In terms of actually unwinding, mine is, I realize, not a very good routine.
Researchoverwhelminglyindicates that the artificial light emanating from the various screens in our increasingly digital lives has served to significantly alter our body’s ability to manufacture the sleep-inducing chemical melatonin. As a result, the more time we spend staring at our laptops, iPads, and yes – cell phones, the harder it is for us to naturally get a good night’s rest. And while sleeping pills can put us out for the night, they often leave groggy and sluggish the next morning.
This, explains Sprayable co-founder and onetime Harvard Biochemistry student Benjamin Yu, is the result of pills needing up to three hundred times the melatonin necessary for a good night’s sleep in order to pass through our liver’s filtration system with enough of the chemical left over to do its job.

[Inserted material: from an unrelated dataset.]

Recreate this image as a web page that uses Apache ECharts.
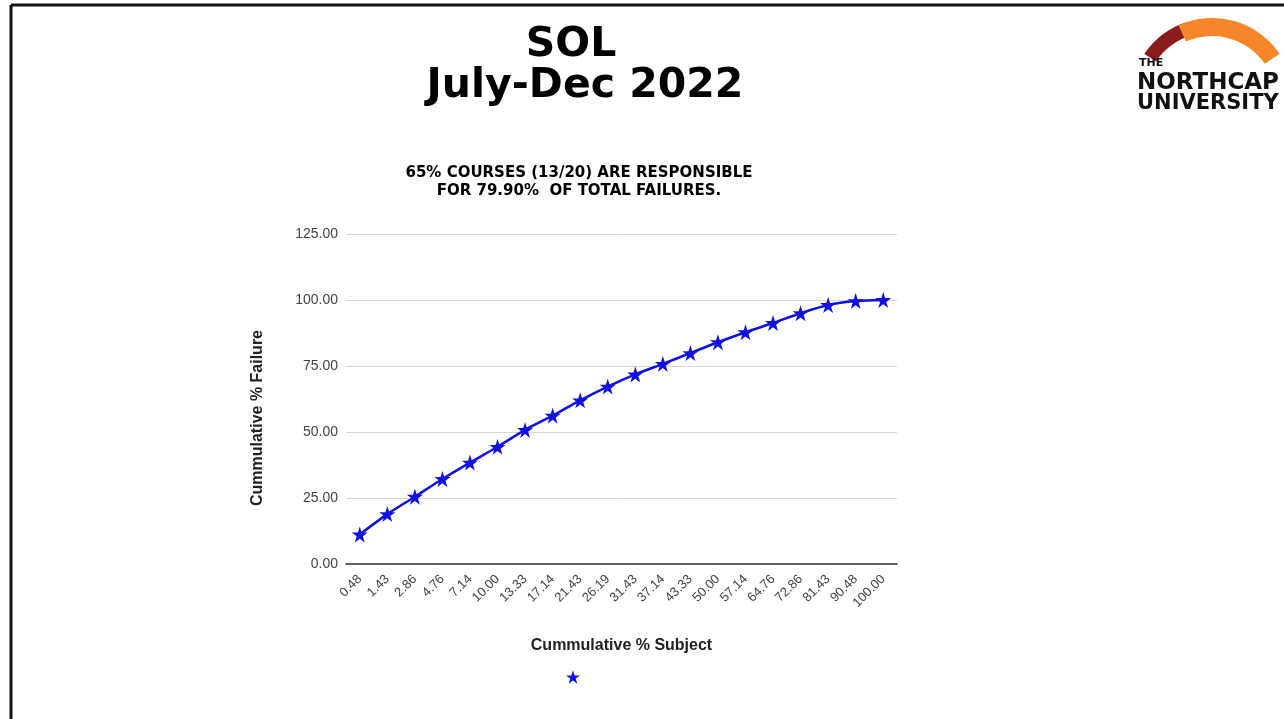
<!DOCTYPE html>
<html>
<head>
<meta charset="utf-8">
<script src="https://cdn.jsdelivr.net/npm/echarts@6/dist/echarts.min.js"></script>
<style>
html,body{margin:0;padding:0;background:#fff;}
#chart{width:1284px;height:719px;}
</style>
</head>
<body>
<div id="chart"></div>
<script>
// Data
var categories = ['0.48','1.43','2.86','4.76','7.14','10.00','13.33','17.14','21.43','26.19','31.43','37.14','43.33','50.00','57.14','64.76','72.86','81.43','90.48','100.00'];
var cumFailure = [11.2, 18.9, 25.5, 32.2, 38.4, 44.4, 50.8, 56.2, 62.0, 67.2, 71.8, 75.8, 79.9, 84.0, 87.8, 91.3, 95.0, 98.1, 99.6, 100.0];
var yTicks = {min: 0, max: 125, interval: 25};
var titleLines = ['SOL', 'July-Dec 2022'];
var subtitleLines = ['65% COURSES (13/20) ARE RESPONSIBLE', 'FOR 79.90%  OF TOTAL FAILURES.'];
var xAxisName = 'Cummulative % Subject';
var yAxisName = 'Cummulative % Failure';
var logoLines = ['THE', 'NORTHCAP', 'UNIVERSITY'];

var star = 'path://M50,0 L61.2,34.5 L97.6,34.5 L68.2,55.9 L79.4,90.5 L50,69.1 L20.6,90.5 L31.8,55.9 L2.4,34.5 L38.8,34.5 Z';
var blue = '#1010e0';
var sans = '"Liberation Sans", Arial, sans-serif';
var verd = '"DejaVu Sans", Verdana, sans-serif';

var chart = echarts.init(document.getElementById('chart'), null, {renderer: 'canvas'});
chart.setOption({
  backgroundColor: '#ffffff',
  animation: false,
  grid: {left: 346, right: 387, top: 234, bottom: 155, containLabel: false},
  legend: {
    show: true,
    data: [' '],
    icon: star,
    itemWidth: 14,
    itemHeight: 14,
    itemGap: 0,
    left: 561,
    top: 665,
    formatter: function(){ return ''; },
    textStyle: {fontSize: 1}
  },
  xAxis: {
    type: 'category',
    data: categories,
    boundaryGap: true,
    name: xAxisName,
    nameLocation: 'middle',
    nameGap: 74,
    nameTextStyle: {fontFamily: sans, fontWeight: 'bold', fontSize: 16, color: '#222'},
    axisLine: {show: true, lineStyle: {color: '#333', width: 1.5}},
    axisTick: {show: false},
    axisLabel: {rotate: 45, margin: 13, fontFamily: sans, fontSize: 13, color: '#444', interval: 0},
    splitLine: {show: false}
  },
  yAxis: {
    type: 'value',
    min: yTicks.min,
    max: yTicks.max,
    interval: yTicks.interval,
    axisLine: {show: false},
    axisTick: {show: false},
    axisLabel: {formatter: function(v){ return v.toFixed(2); }, margin: 8, fontFamily: sans, fontSize: 14, color: '#444'},
    splitLine: {show: true, lineStyle: {color: '#d6d6d6', width: 1}}
  },
  series: [{
    name: ' ',
    type: 'line',
    data: cumFailure,
    smooth: 0.25,
    symbol: star,
    symbolSize: 16,
    showAllSymbol: true,
    lineStyle: {color: blue, width: 2.5},
    itemStyle: {color: blue}
  }],
  graphic: [
    // border lines
    {type: 'line', shape: {x1: 11, y1: 5, x2: 1284, y2: 5}, style: {stroke: '#111', lineWidth: 3}},
    {type: 'line', shape: {x1: 11, y1: 5, x2: 11, y2: 719}, style: {stroke: '#111', lineWidth: 3}},
    // title
    {type: 'text', x: 571, y: 45, style: {text: titleLines[0], fill: '#000', font: 'bold 41px ' + verd, textAlign: 'center', textVerticalAlign: 'middle'}},
    {type: 'text', x: 585, y: 86, style: {text: titleLines[1], fill: '#000', font: 'bold 41px ' + verd, textAlign: 'center', textVerticalAlign: 'middle'}},
    // subtitle
    {type: 'text', x: 579, y: 173, style: {text: subtitleLines[0], fill: '#000', font: 'bold 15px ' + verd, textAlign: 'center', textVerticalAlign: 'middle'}},
    {type: 'text', x: 579, y: 191, style: {text: subtitleLines[1], fill: '#000', font: 'bold 15px ' + verd, textAlign: 'center', textVerticalAlign: 'middle'}},
    // y axis name
    {type: 'text', x: 258, y: 418, rotation: Math.PI / 2, style: {text: yAxisName, fill: '#222', font: 'bold 16px ' + sans, textAlign: 'center', textVerticalAlign: 'middle'}},
    // logo arcs
    {type: 'sector', shape: {cx: 1212, cy: 100, r: 82, r0: 68, startAngle: -Math.PI + 0.6, endAngle: -Math.PI / 2 - 0.3, clockwise: true}, style: {fill: '#8b1c1c'}},
    {type: 'sector', shape: {cx: 1212, cy: 100, r: 82, r0: 64, startAngle: -Math.PI / 2 - 0.42, endAngle: -0.6, clockwise: true}, style: {fill: '#f5872a'}},
    {type: 'text', x: 1139, y: 63, style: {text: logoLines[0], fill: '#111', font: 'bold 11px ' + verd, textVerticalAlign: 'middle'}},
    {type: 'text', x: 1137, y: 83, style: {text: logoLines[1], fill: '#111', font: 'bold 23px ' + verd, textVerticalAlign: 'middle'}},
    {type: 'text', x: 1137, y: 104, style: {text: logoLines[2], fill: '#111', font: 'bold 21px ' + verd, textVerticalAlign: 'middle'}}
  ]
});
</script>
</body>
</html>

With that in mind, and himself suffering from an excess of screen time, Yu, a former Thiel Fellowship grantee, and his colleagues have created what they claim is the first topical melatonin spray – one that is more effective than pills, despite having to thirty times less melatonin. Just point, spray, and soon it’s nighty night.
Sprayable Sleep’s effectiveness, explains its crowdfunding website, is due to its slow absorption through the skin – a process that more naturally mimics the body’s ability to produce and process melatonin, allowing for a smoother transition into, and out of, sleep. It’s an idea that seems to have struck a nerve: Sprayable Sleep surged past its initial funding goal by nearly 700% in just one week. The company, which is supported by Stanford University’s StartX incubation program, plans to fulfill orders by this coming summer.
Of course the roadside toward a good night’s sleep is littered with pills, elixirs, and tonics – each one claiming to leave users rested, and rejuvenated by the next morning. The quest for restfulness has become big business (in 2012 the sleep aid industry topped $32 billion), with over-the-counter products marketed as an antidote to our hectic workdays – days which increasingly have begun to encroach into our nights, as well. Even the Mayo Clinic acknowledges that sleep aids “might help temporarily” with getting our body’s natural sleep cycle, although they add “lifestyle changes are usually the best approach for chronic insomnia.”
In other words, skip The Daily Show, turn the phone off, and just close your eyes.